NCRPO chief Police Director Oscar Albayalde. NOY MORCOSO / INQUIRER.net

Challenge accepted.

This was the statement of National Capital Region Police Office (NCRPO) chief Director Oscar D. Albayalde on President Rodrigo Duterte’s decision to return the Philippine National Police as the principal enforcer of the government’s crackdown against illegal drugs.

In a text message to INQUIRER.net on Wednesday night, Albayalde welcomed Duterte’s order, noting that crimes allegedly perpetrated by people high on drugs have spiked after the campaign’s conduct was transferred from the PNP to the Philippine Drug Enforcement Agency (PDEA) following allegations of human rights abuses during police operations.

“The PNP particularly supports the decision of the President,” Albayalde said.

“With the recent incidents of crimes particularly homicide with rape perpetrated by addicts and feedbacks from barangays in the resurgence street pushing, the President probably saw the necessity to again involve the PNP in the campaign against [illegal] drugs,” he added.

Albayalde was referring to the celebrated case of bank employee Mabel Cama, who was raped and found dead 100 meters from her home in Pasig City.
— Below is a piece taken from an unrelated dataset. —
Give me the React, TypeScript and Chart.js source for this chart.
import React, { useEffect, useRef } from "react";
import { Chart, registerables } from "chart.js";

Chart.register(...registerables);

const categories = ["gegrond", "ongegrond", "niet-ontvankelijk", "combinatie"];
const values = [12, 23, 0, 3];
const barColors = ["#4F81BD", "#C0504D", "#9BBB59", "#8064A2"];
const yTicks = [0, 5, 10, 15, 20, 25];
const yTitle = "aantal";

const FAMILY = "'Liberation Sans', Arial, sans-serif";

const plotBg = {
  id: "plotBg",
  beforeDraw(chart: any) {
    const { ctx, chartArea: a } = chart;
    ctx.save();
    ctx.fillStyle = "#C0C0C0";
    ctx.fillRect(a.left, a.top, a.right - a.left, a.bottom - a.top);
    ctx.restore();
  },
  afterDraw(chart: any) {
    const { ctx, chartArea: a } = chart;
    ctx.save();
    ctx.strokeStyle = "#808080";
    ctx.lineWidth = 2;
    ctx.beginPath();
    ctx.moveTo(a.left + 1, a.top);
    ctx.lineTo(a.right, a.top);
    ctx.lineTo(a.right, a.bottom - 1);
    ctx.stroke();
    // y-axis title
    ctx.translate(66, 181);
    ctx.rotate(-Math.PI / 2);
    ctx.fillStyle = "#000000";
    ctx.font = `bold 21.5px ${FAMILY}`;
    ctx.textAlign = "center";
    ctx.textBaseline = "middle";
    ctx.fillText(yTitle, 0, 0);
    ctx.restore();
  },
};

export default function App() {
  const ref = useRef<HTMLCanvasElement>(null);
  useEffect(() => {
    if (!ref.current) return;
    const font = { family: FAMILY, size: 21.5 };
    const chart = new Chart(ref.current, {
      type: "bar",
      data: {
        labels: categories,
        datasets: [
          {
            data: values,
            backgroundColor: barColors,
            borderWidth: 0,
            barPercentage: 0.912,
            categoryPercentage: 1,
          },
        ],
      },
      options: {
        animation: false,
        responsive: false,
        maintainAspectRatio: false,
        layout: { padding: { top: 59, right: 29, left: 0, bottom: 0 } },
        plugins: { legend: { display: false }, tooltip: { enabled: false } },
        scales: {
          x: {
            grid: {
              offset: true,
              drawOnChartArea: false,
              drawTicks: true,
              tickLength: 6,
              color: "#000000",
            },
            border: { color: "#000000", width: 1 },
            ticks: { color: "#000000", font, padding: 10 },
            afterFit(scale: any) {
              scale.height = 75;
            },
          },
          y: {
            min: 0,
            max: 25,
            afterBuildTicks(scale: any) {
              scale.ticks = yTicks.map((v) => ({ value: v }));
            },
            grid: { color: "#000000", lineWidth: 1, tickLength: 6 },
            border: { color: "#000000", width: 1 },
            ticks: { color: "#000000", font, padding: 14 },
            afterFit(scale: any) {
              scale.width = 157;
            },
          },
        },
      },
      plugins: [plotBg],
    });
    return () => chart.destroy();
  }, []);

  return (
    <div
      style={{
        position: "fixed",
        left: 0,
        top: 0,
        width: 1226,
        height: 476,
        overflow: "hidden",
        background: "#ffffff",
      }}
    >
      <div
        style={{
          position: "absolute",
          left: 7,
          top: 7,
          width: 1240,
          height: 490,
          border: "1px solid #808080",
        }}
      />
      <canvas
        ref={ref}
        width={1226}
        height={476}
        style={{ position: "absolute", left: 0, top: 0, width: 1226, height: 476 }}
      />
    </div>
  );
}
The metro police chief said that there is “no way PDEA can address street pushing because of its very small manpower.”

“The PNP, on the other hand, particularly NCRPO, is ready to take back the challenge while we continue on with our internal cleansing to ensure that no abuse shall be committed by our personnel,” he added.
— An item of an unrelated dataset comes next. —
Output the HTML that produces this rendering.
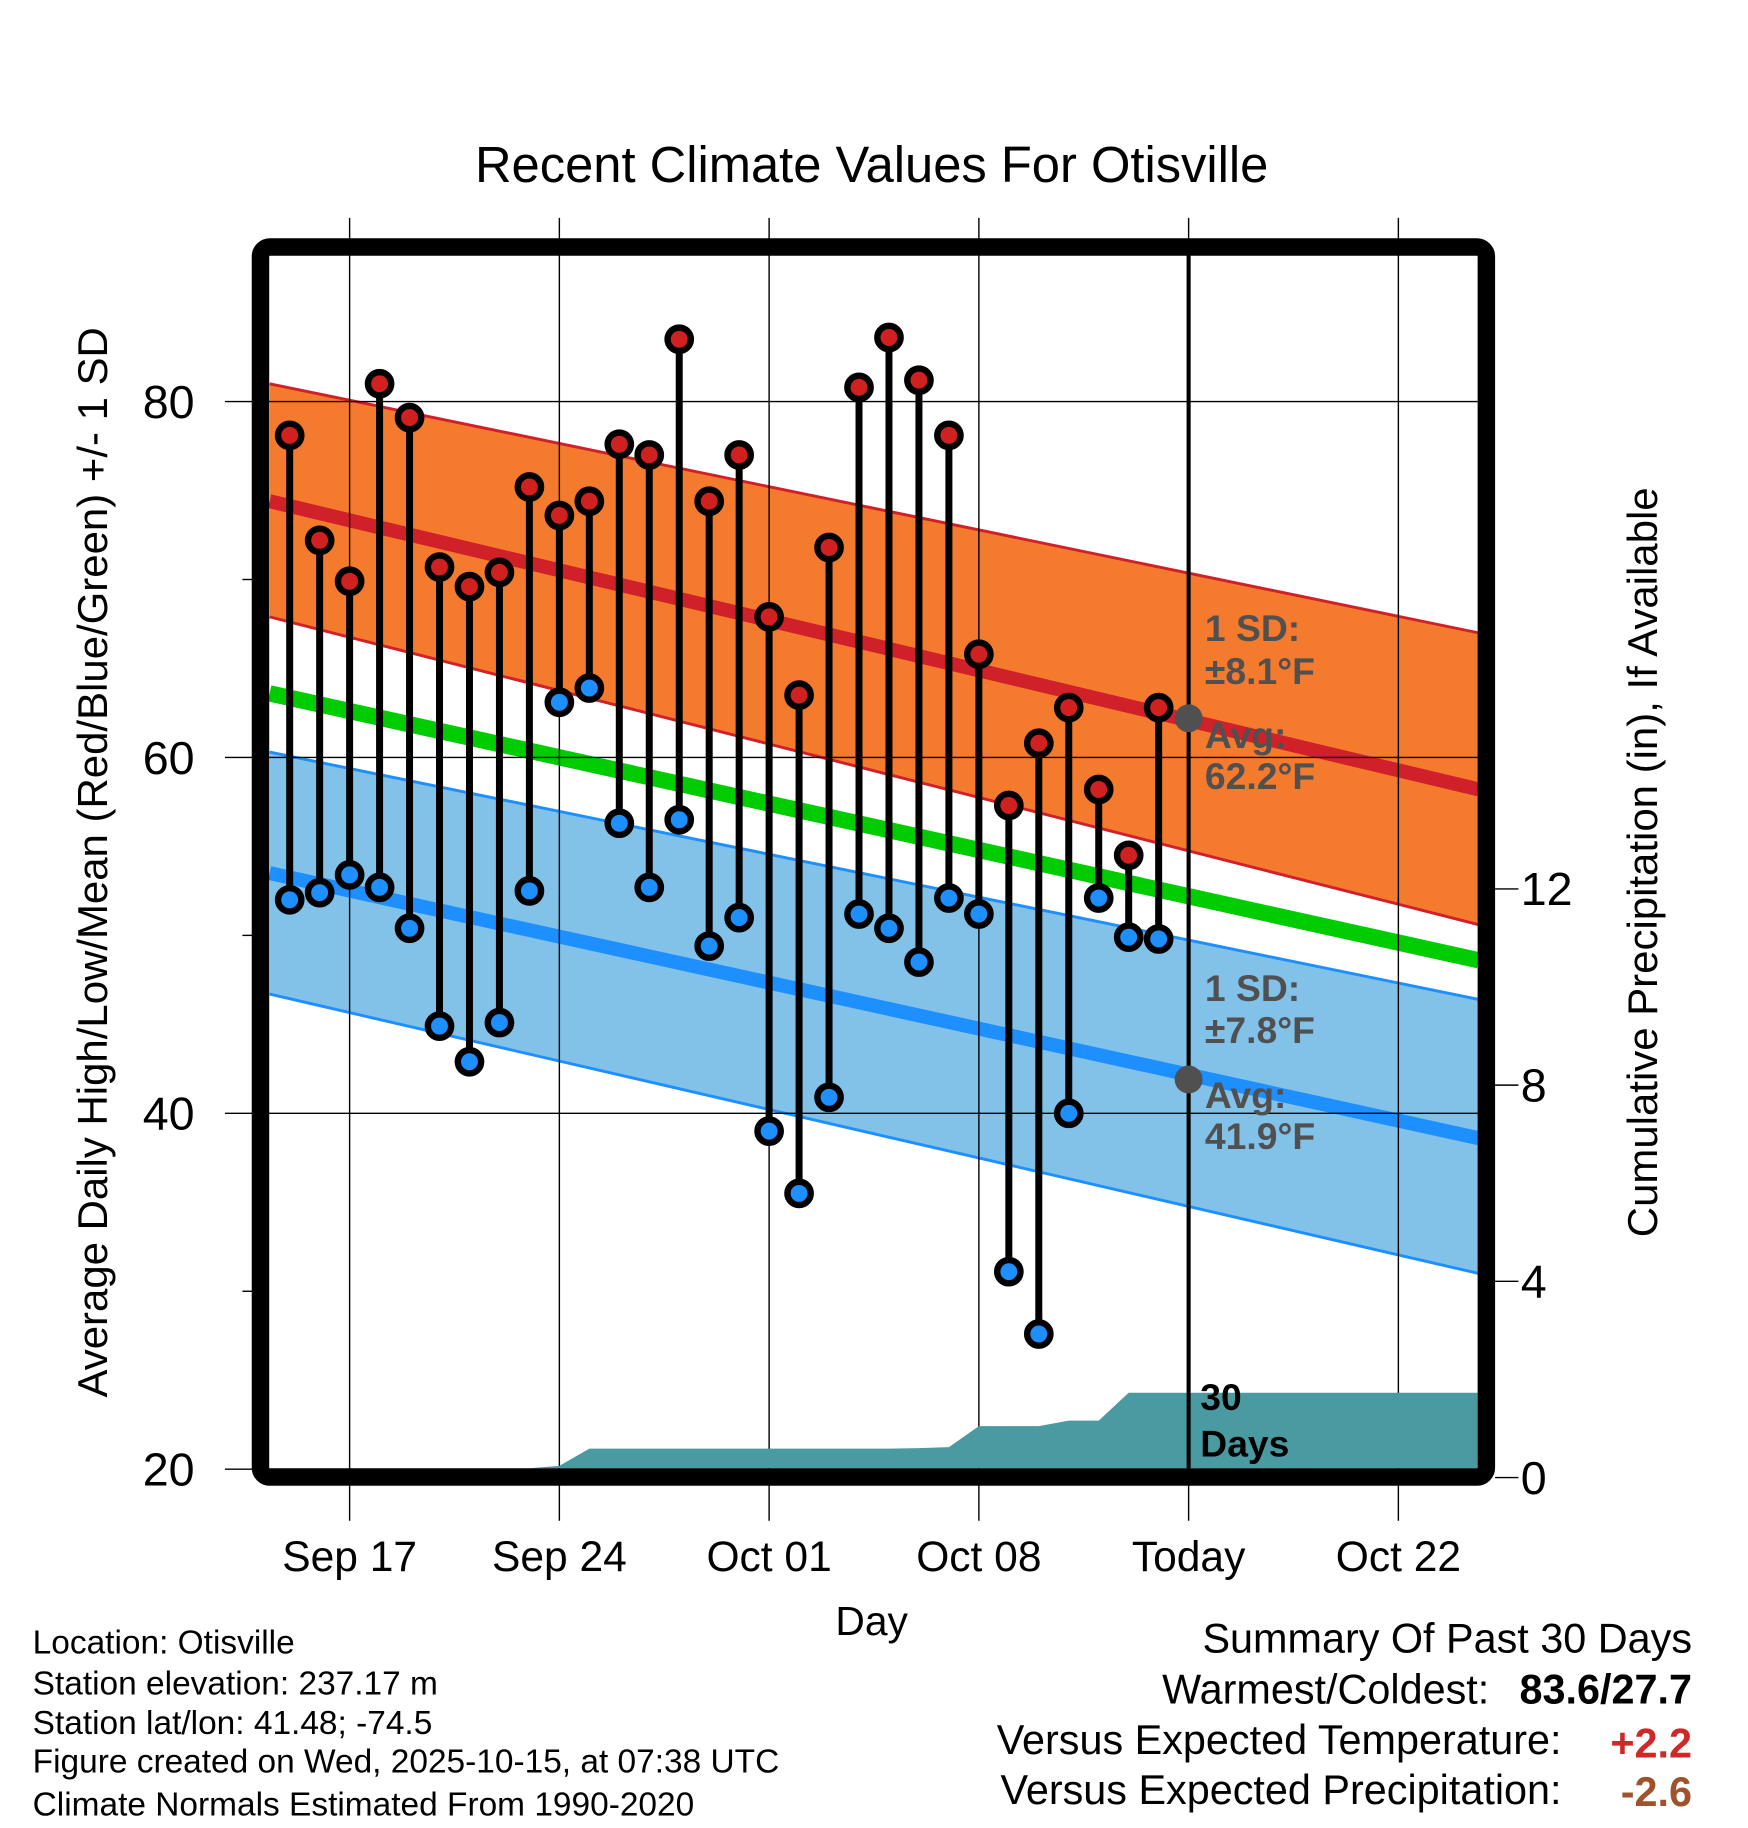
<!DOCTYPE html>
<html><head><meta charset="utf-8"><style>
html,body{margin:0;padding:0;background:#fff;}
svg{display:block;font-family:"Liberation Sans",sans-serif;}
</style></head><body>
<svg id="chart" width="1748" height="1828" viewBox="0 0 1500 1568.7" xmlns="http://www.w3.org/2000/svg">
<rect width="1500" height="1568.7" fill="#fff"/>
<g id="bands"></g>
<g id="grid"></g>
<g id="precip"></g>
<g id="stems"></g>
<g id="ann"></g>
<rect x="223.5" y="212" width="1052" height="1055.5" rx="8" fill="none" stroke="#000" stroke-width="15"/>
<g id="axes"></g>
<text x="748" y="156" font-size="43.5" text-anchor="middle">Recent Climate Values For Otisville</text>
<text transform="translate(92,740) rotate(-90)" font-size="36" text-anchor="middle">Average Daily High/Low/Mean (Red/Blue/Green) +/- 1 SD</text>
<text transform="translate(1422,740) rotate(-90)" font-size="36" text-anchor="middle">Cumulative Precipitation (in), If Available</text>
<text x="748" y="1403" font-size="35" text-anchor="middle">Day</text>
<g font-size="28.7">
<text x="28" y="1419">Location: Otisville</text>
<text x="28" y="1454">Station elevation: 237.17 m</text>
<text x="28" y="1488">Station lat/lon: 41.48; -74.5</text>
<text x="28" y="1521">Figure created on Wed, 2025-10-15, at 07:38 UTC</text>
<text x="28" y="1558">Climate Normals Estimated From 1990-2020</text>
</g>
<g font-size="35.5" text-anchor="end">
<text x="1452" y="1418">Summary Of Past 30 Days</text>
<text x="1278" y="1462">Warmest/Coldest:</text>
<text x="1452" y="1462" font-weight="bold">83.6/27.7</text>
<text x="1340" y="1505">Versus Expected Temperature:</text>
<text x="1452" y="1508" font-weight="bold" fill="#d02828">+2.2</text>
<text x="1340" y="1548">Versus Expected Precipitation:</text>
<text x="1452" y="1550" font-weight="bold" fill="#a0522d">-2.6</text>
</g>
</svg>
<script>
// day index: 0 = Sep 17
const days = [-2,-1,0,1,2,3,4,5,6,7,8,9,10,11,12,13,14,15,16,17,18,19,20,21,22,23,24,25,26,27];
const highs = [78.1,72.2,69.9,81.0,79.1,70.7,69.6,70.4,75.2,73.6,74.4,77.6,77.0,83.5,74.4,77.0,67.9,63.5,71.8,80.8,83.6,81.2,78.1,65.8,57.3,60.8,62.8,58.2,54.5,62.8];
const lows = [52.0,52.4,53.4,52.7,50.4,44.9,42.9,45.1,52.5,63.1,63.9,56.3,52.7,56.5,49.4,51.0,39.0,35.5,40.9,51.2,50.4,48.5,52.1,51.2,31.1,27.6,40.0,52.1,49.9,49.8];
const precip = [0,0,0,0,0,0,0,0,0,0.24,0.59,0.59,0.59,0.59,0.59,0.59,0.59,0.59,0.59,0.59,0.59,0.6,0.62,1.05,1.05,1.05,1.16,1.16,1.73,1.73];
// normals at plot left edge and right edge
const normDays = [-2.67, 37.68];
const highAvg = [74.4, 58.2];
const highUp = [81.0, 67.0];
const highLo = [67.9, 50.6];
const meanAvg = [63.6, 48.6];
const lowAvg = [53.5, 38.6];
const lowUp = [60.3, 46.4];
const lowLo = [46.7, 31.0];
const xTickDays = [0,7,14,21,28,35];
const xTickLabels = ["Sep 17","Sep 24","Oct 01","Oct 08","Today","Oct 22"];
const yTicks = [20,40,60,80];
const yMinor = [30,50,70];
const pTicks = [0,4,8,12];

const NS="http://www.w3.org/2000/svg";
const X = d => 300 + d*25.714;
const Y = t => 650 - (t-60)*15.27;
const P = p => 1268 - p*42.1;
const X0=231, X1=1268, YT=219, YB=1260;
function mk(parent,tag,attrs){const e=document.createElementNS(NS,tag);for(const k in attrs)e.setAttribute(k,attrs[k]);document.getElementById(parent).appendChild(e);return e;}

function band(up,lo,fill,edge,name){
  const pts=`${X(normDays[0])},${Y(up[0])} ${X(normDays[1])},${Y(up[1])} ${X(normDays[1])},${Y(lo[1])} ${X(normDays[0])},${Y(lo[0])}`;
  const e=mk('bands','polygon',{points:pts,fill:fill});
  
  
  [up,lo].forEach(a=>{const l=mk('bands','line',{x1:X(normDays[0]),y1:Y(a[0]),x2:X(normDays[1]),y2:Y(a[1]),stroke:edge,'stroke-width':2.5});
    
    });
}
band(highUp,highLo,'#f47a2e','#d0202a','high-sd-band');
band(lowUp,lowLo,'#82c1e8','#1e8fff','low-sd-band');
function nline(a,col,w,name){const l=mk('bands','line',{x1:X(normDays[0]),y1:Y(a[0]),x2:X(normDays[1]),y2:Y(a[1]),stroke:col,'stroke-width':w});
  
  }
nline(highAvg,'#d0202a',12,'high-normal-line');
nline(meanAvg,'#00cc00',14,'mean-normal-line');
nline(lowAvg,'#1e8fff',12,'low-normal-line');

xTickDays.forEach((d,i)=>{
  const l=mk('grid','line',{x1:X(d),y1:187,x2:X(d),y2:1305,stroke:'#000','stroke-width':1.2});
  
  
  const t=mk('axes','text',{x:X(d),y:1348,'font-size':36.5,'text-anchor':'middle'});
  t.textContent=xTickLabels[i];
  
  
});
yTicks.forEach(v=>{
  const l=mk('grid','line',{x1:193,y1:Y(v),x2:X1,y2:Y(v),stroke:'#000','stroke-width':1.2});
  
  
  const t=mk('axes','text',{x:167,y:Y(v)+14,'font-size':40,'text-anchor':'end'});
  t.textContent=v;
  
  
});
yMinor.forEach(v=>{
  const l=mk('axes','line',{x1:208,y1:Y(v),x2:218,y2:Y(v),stroke:'#000','stroke-width':1.2});
  
  
});
pTicks.forEach(v=>{
  const l=mk('axes','line',{x1:1283,y1:P(v),x2:1303,y2:P(v),stroke:'#000','stroke-width':1.2});
  
  
  const t=mk('axes','text',{x:1305,y:P(v)+14,'font-size':40});
  t.textContent=v;
  
  
});

let pp=`${X(days[0])},${YB} `;
days.forEach((d,i)=>{pp+=`${X(d)},${Math.min(P(precip[i]),YB)} `;});
pp+=`${X1},${P(precip[precip.length-1])} ${X1},${YB}`;
const pa=mk('precip','polygon',{points:pp,fill:'#4a9aa2'});



const tl=mk('precip','line',{x1:X(28),y1:YT,x2:X(28),y2:YB,stroke:'#000','stroke-width':3.5});



days.forEach((d,i)=>{
  const s=mk('stems','line',{x1:X(d),y1:Y(highs[i]),x2:X(d),y2:Y(lows[i]),stroke:'#000','stroke-width':6});
  
  
});
days.forEach((d,i)=>{
  const h=mk('stems','circle',{cx:X(d),cy:Y(highs[i]),r:10,fill:'#d02020',stroke:'#000','stroke-width':5.5});
  
  
  const l=mk('stems','circle',{cx:X(d),cy:Y(lows[i]),r:10,fill:'#1e8fff',stroke:'#000','stroke-width':5.5});
  
  
});

[[62.2,'high-avg-dot'],[41.9,'low-avg-dot']].forEach(a=>{
  const c=mk('ann','circle',{cx:X(28),cy:Y(a[0]),r:12,fill:'#505050'});
  
  
});
const labels=[[1034,550,'1 SD:','#505050'],[1034,587,'±8.1°F','#505050'],[1034,642,'Avg:','#505050'],[1034,677,'62.2°F','#505050'],
[1034,859,'1 SD:','#505050'],[1034,895,'±7.8°F','#505050'],[1034,951,'Avg:','#505050'],[1034,986,'41.9°F','#505050'],
[1030,1210,'30','#000'],[1030,1250,'Days','#000']];
labels.forEach(a=>{
  const t=mk('ann','text',{x:a[0],y:a[1],'font-size':32,'font-weight':'bold',fill:a[3]});
  t.textContent=a[2];
  
  
});
</script>
</body></html>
Duterte, in a speech before soldiers in Fort Magsaysay, Nueva Ecija, said he would eventually return to the PNP the conduct of anti-illegal drug operations in the country.

“I have to return that power to the police,” he said.
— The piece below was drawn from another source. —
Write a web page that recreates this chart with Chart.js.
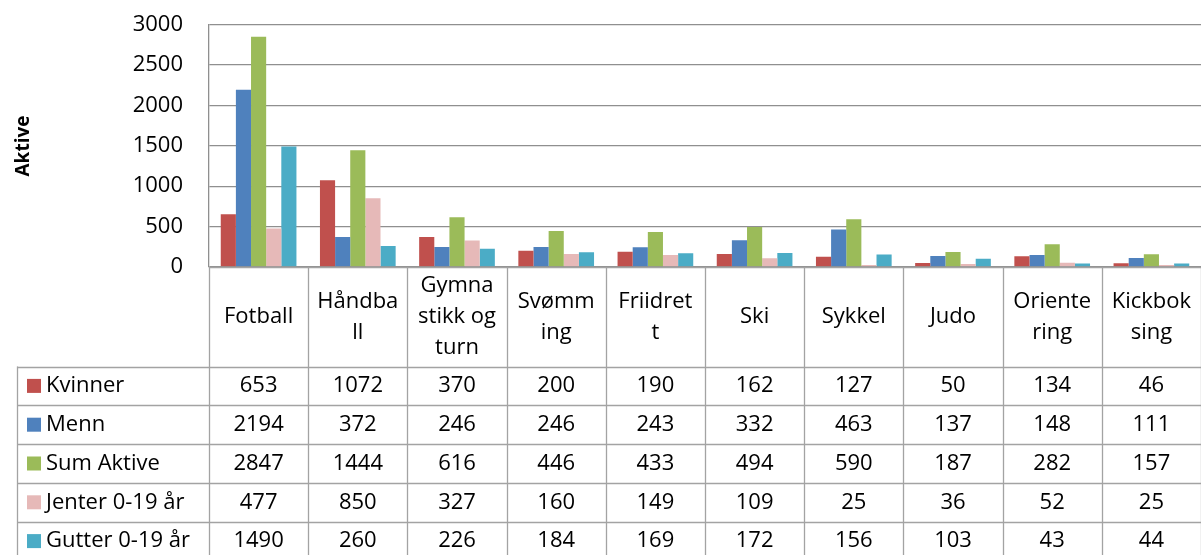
<!DOCTYPE html>
<html>
<head>
<meta charset="utf-8">
<script src="https://cdn.jsdelivr.net/npm/chart.js@4/dist/chart.umd.min.js"></script>
<style>
  html, body { margin: 0; padding: 0; background: #ffffff; }
  #wrap { width: 1201px; height: 555px; position: relative; }
</style>
</head>
<body>
<div id="wrap"><canvas id="c" width="1201" height="555"></canvas></div>
<script>
// ---- data ----
const categories = ["Fotball", "Håndball", "Gymnastikk og turn", "Svømming", "Friidrett", "Ski", "Sykkel", "Judo", "Orientering", "Kickboksing"];
const categoryLabelLines = [
  ["Fotball"], ["Håndba", "ll"], ["Gymna", "stikk og", "turn"], ["Svømm", "ing"], ["Friidret", "t"],
  ["Ski"], ["Sykkel"], ["Judo"], ["Oriente", "ring"], ["Kickbok", "sing"]
];
const seriesNames = ["Kvinner", "Menn", "Sum Aktive", "Jenter 0-19 år", "Gutter 0-19 år"];
const kvinner = [653, 1072, 370, 200, 190, 162, 127, 50, 134, 46];
const menn = [2194, 372, 246, 246, 243, 332, 463, 137, 148, 111];
const sumAktive = [2847, 1444, 616, 446, 433, 494, 590, 187, 282, 157];
const jenter = [477, 850, 327, 160, 149, 109, 25, 36, 52, 25];
const gutter = [1490, 260, 226, 184, 169, 172, 156, 103, 43, 44];
const yTicks = [0, 500, 1000, 1500, 2000, 2500, 3000];
const yTitle = "Aktive";

const colors = ["#C0504D", "#4F81BD", "#9BBB59", "#E6B9B8", "#4BACC6"];
const seriesData = [kvinner, menn, sumAktive, jenter, gutter];
const FONT = "'Open Sans', 'Noto Sans', sans-serif";
const LINE = "#a3a3a3";

const tablePlugin = {
  id: "dataTable",
  afterDraw(chart) {
    const ctx = chart.ctx;
    const ca = chart.chartArea;
    const xs = chart.scales.x;
    const n = categories.length;
    const catW = (ca.right - ca.left) / n;
    const headerH = 99.5;
    const rowH = 38.8;
    const tableLeft = 17;
    const y0 = ca.bottom;
    const yHeader = y0 + headerH;
    const H = chart.height;
    ctx.save();
    ctx.strokeStyle = LINE;
    ctx.lineWidth = 1.3;
    for (let i = 0; i <= n; i++) {
      const x = Math.round(ca.left + i * catW) + 0.5;
      ctx.beginPath();
      ctx.moveTo(x, y0);
      ctx.lineTo(x, H);
      ctx.stroke();
    }
    ctx.beginPath();
    ctx.moveTo(tableLeft + 0.5, yHeader);
    ctx.lineTo(tableLeft + 0.5, H);
    ctx.stroke();
    ctx.beginPath();
    ctx.moveTo(ca.left, Math.round(y0) + 0.5);
    ctx.lineTo(ca.right, Math.round(y0) + 0.5);
    ctx.stroke();
    for (let r = 0; r < seriesNames.length; r++) {
      const y = Math.round(yHeader + r * rowH) + 0.5;
      ctx.beginPath();
      ctx.moveTo(tableLeft, y);
      ctx.lineTo(ca.right, y);
      ctx.stroke();
    }
    ctx.fillStyle = "#000";
    ctx.font = "22px " + FONT;
    ctx.textAlign = "center";
    ctx.textBaseline = "middle";
    const lh = 31;
    const hc = y0 + headerH / 2;
    for (let i = 0; i < n; i++) {
      const cx = xs.getPixelForValue(i);
      const lines = categoryLabelLines[i];
      const start = hc - (lines.length - 1) * lh / 2;
      lines.forEach((t, k) => ctx.fillText(t, cx, start + k * lh));
    }
    for (let r = 0; r < seriesNames.length; r++) {
      const cy = yHeader + r * rowH + rowH / 2;
      ctx.fillStyle = colors[r];
      ctx.fillRect(27, cy - 7, 14, 14);
      ctx.fillStyle = "#000";
      ctx.textAlign = "left";
      ctx.fillText(seriesNames[r], 46, cy);
      ctx.textAlign = "center";
      for (let i = 0; i < n; i++) {
        ctx.fillText(String(seriesData[r][i]), xs.getPixelForValue(i), cy);
      }
    }
    ctx.save();
    ctx.translate(24, 146);
    ctx.rotate(-Math.PI / 2);
    ctx.font = "bold 19px " + FONT;
    ctx.textAlign = "center";
    ctx.fillText(yTitle, 0, 0);
    ctx.restore();
    ctx.restore();
  }
};

new Chart(document.getElementById("c"), {
  type: "bar",
  data: {
    labels: categories,
    datasets: seriesNames.map((name, i) => ({
      label: name,
      data: seriesData[i],
      backgroundColor: colors[i],
      borderWidth: 0,
      categoryPercentage: 0.763,
      barPercentage: 1.0
    }))
  },
  options: {
    responsive: false,
    animation: false,
    devicePixelRatio: 1,
    layout: { padding: { left: 0, right: 0, top: 24.5, bottom: 288 } },
    plugins: { legend: { display: false }, tooltip: { enabled: false } },
    scales: {
      x: { display: false },
      y: {
        min: 0, max: 3000,
        afterFit(scale) { scale.width = 209; scale.paddingTop = 0; scale.paddingBottom = 0; },
        afterBuildTicks(scale) { scale.ticks = yTicks.map(v => ({ value: v })); },
        grid: { color: "#8f8f8f", lineWidth: 1.3, drawTicks: false },
        border: { color: "#8f8f8f", width: 1.3 },
        ticks: { padding: 26, color: "#000", font: { family: FONT, size: 22 }, callback: (v) => String(v) }
      }
    }
  },
  plugins: [tablePlugin]
});
</script>
</body>
</html>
PDEA Director General Aaron Aquino, for his part, simply said that the agency “respect[s] and adhere[s]” to the decision of the President.

Duterte, in October, removed the PNP from the implementation of the deadly anti-drug campaign over criticisms of human rights violations. Data from the PNP show that about 6,140 suspected drug criminals have been killed from July 2016 to September 2017—3,850 of these are slain during drug operations while 2,290 are “deaths under investigation.”

The controversial campaign’s legality has been questioned by human rights lawyers and advocates before the Supreme Court and is the subject of ongoing oral arguments before the high tribunal.